Start of SOURCE DATA
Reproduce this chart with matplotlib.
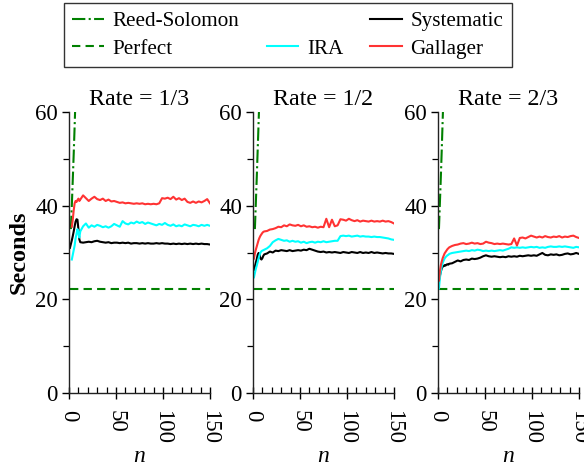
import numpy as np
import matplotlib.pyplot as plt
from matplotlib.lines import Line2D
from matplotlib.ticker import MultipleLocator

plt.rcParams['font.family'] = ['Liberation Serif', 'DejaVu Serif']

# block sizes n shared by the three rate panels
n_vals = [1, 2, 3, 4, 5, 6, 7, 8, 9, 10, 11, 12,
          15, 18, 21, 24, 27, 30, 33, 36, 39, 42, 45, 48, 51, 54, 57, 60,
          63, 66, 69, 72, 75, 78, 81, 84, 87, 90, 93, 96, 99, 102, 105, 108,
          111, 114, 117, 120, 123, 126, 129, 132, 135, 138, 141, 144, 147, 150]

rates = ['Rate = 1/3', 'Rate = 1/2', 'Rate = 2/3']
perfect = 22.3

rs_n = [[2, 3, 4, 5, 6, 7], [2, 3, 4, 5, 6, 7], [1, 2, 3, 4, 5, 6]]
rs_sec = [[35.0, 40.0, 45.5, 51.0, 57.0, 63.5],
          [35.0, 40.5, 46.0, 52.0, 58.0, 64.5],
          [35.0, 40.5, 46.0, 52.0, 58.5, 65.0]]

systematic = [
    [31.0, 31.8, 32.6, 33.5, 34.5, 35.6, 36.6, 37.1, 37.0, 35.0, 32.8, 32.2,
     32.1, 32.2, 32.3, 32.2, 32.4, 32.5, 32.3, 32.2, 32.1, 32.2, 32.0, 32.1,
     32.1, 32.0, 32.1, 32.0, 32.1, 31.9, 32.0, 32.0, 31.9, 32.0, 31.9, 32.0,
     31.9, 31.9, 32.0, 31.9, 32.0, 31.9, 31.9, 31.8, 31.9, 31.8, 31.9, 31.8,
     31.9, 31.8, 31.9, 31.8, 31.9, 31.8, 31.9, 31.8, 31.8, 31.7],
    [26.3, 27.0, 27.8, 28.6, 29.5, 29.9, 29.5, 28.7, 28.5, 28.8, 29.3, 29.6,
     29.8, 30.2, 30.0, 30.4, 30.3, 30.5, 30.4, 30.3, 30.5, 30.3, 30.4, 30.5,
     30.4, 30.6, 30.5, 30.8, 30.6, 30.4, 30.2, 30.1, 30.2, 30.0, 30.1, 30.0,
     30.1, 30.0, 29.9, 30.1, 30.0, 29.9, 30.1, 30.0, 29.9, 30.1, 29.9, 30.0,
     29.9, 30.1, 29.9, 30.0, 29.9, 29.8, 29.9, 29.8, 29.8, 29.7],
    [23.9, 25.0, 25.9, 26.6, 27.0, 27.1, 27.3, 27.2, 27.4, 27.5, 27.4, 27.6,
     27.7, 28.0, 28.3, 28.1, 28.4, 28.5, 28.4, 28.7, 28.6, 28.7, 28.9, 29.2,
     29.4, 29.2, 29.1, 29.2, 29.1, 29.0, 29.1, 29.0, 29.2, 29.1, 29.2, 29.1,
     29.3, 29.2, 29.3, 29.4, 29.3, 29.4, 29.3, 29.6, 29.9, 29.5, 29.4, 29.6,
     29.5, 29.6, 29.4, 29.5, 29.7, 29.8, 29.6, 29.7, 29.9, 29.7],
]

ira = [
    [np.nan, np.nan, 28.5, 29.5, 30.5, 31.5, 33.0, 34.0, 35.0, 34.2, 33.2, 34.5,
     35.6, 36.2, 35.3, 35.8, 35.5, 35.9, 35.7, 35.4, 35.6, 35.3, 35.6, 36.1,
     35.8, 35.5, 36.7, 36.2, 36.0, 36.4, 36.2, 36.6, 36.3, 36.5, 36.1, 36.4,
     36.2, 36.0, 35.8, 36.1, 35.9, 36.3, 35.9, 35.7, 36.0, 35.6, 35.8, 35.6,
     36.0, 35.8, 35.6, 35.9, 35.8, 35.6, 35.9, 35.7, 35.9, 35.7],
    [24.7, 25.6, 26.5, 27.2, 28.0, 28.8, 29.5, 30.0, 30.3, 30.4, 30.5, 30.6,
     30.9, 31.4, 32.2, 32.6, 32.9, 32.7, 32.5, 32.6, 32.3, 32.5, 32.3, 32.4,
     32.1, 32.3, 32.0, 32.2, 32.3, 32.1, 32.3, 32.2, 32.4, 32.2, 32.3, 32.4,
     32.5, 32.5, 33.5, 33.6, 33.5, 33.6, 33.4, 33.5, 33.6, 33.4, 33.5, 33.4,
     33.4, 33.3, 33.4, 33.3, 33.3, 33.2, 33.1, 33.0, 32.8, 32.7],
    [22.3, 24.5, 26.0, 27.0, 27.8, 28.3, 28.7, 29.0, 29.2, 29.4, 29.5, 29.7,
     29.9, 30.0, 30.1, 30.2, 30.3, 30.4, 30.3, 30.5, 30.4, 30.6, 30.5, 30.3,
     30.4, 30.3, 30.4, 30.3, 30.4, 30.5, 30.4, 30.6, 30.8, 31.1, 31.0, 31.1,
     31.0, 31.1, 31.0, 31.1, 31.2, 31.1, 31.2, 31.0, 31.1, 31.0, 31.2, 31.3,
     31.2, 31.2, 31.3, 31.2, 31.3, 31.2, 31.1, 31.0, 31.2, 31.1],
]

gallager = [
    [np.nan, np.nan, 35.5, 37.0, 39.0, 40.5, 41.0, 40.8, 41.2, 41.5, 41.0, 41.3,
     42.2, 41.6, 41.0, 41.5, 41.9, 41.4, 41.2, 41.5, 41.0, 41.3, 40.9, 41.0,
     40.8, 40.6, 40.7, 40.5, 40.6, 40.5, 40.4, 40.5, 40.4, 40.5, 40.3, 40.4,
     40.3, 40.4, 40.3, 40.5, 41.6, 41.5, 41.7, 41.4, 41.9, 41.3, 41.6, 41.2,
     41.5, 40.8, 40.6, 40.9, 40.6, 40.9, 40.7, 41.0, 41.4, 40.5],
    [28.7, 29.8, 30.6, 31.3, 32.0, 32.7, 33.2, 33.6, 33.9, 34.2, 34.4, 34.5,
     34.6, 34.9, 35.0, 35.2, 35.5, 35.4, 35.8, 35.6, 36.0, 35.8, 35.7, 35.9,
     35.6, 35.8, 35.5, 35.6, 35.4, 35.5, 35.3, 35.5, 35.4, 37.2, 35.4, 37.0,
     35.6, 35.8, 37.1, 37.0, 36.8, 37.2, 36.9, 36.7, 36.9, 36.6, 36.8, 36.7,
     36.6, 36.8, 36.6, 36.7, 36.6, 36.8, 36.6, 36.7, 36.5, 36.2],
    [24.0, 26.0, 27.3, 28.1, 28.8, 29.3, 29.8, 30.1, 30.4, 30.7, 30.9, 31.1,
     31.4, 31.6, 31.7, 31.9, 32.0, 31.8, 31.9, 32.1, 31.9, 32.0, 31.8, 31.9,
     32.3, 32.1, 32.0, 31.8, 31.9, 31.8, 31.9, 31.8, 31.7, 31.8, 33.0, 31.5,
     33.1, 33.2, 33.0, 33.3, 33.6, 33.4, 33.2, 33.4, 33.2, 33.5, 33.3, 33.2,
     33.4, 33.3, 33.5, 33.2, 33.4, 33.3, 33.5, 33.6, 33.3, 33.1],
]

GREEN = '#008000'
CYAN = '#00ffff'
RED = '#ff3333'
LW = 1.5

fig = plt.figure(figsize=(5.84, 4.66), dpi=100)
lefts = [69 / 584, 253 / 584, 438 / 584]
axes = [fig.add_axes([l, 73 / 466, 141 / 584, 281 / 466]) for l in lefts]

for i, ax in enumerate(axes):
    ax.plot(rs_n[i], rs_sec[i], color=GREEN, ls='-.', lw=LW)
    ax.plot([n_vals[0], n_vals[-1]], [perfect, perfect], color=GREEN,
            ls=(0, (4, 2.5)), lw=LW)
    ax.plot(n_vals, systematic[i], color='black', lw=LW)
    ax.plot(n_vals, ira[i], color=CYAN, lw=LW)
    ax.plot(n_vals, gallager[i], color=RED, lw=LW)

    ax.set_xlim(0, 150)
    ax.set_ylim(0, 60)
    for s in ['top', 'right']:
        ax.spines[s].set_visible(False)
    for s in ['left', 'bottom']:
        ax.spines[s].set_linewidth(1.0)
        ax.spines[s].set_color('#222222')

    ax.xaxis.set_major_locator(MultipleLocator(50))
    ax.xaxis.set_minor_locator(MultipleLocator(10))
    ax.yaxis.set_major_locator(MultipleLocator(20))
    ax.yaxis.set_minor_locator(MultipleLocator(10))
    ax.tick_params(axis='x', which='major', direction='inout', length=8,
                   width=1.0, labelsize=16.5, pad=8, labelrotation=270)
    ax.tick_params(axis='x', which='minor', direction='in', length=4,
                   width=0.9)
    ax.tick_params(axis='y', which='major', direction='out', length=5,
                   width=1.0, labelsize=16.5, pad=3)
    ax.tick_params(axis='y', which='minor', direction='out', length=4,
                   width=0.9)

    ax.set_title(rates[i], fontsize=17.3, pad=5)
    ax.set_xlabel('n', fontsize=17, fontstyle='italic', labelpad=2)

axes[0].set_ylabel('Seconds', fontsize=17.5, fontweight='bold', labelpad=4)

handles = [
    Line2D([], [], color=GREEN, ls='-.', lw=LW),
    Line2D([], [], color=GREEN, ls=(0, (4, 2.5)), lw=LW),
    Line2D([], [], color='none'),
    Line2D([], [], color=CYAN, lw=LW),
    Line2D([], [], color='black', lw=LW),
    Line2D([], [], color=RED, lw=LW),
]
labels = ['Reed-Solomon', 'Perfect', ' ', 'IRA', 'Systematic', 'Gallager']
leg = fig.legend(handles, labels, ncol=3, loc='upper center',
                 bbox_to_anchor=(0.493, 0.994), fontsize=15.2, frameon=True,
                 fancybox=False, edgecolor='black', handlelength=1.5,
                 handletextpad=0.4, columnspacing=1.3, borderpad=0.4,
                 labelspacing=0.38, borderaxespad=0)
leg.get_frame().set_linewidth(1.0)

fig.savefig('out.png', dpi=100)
End of SOURCE DATA
§ WRITTEN INSTRUCTION
Exactly restate the lines from the beginning of the data through the line with "[35.0, 40.5, 46.0, 52.0, 58.5, 65.0]]", and no others, keeping pictures out.

§ EXERCISE RESULT
Reproduce this chart with matplotlib.
import numpy as np
import matplotlib.pyplot as plt
from matplotlib.lines import Line2D
from matplotlib.ticker import MultipleLocator

plt.rcParams['font.family'] = ['Liberation Serif', 'DejaVu Serif']

# block sizes n shared by the three rate panels
n_vals = [1, 2, 3, 4, 5, 6, 7, 8, 9, 10, 11, 12,
          15, 18, 21, 24, 27, 30, 33, 36, 39, 42, 45, 48, 51, 54, 57, 60,
          63, 66, 69, 72, 75, 78, 81, 84, 87, 90, 93, 96, 99, 102, 105, 108,
          111, 114, 117, 120, 123, 126, 129, 132, 135, 138, 141, 144, 147, 150]

rates = ['Rate = 1/3', 'Rate = 1/2', 'Rate = 2/3']
perfect = 22.3

rs_n = [[2, 3, 4, 5, 6, 7], [2, 3, 4, 5, 6, 7], [1, 2, 3, 4, 5, 6]]
rs_sec = [[35.0, 40.0, 45.5, 51.0, 57.0, 63.5],
          [35.0, 40.5, 46.0, 52.0, 58.0, 64.5],
          [35.0, 40.5, 46.0, 52.0, 58.5, 65.0]]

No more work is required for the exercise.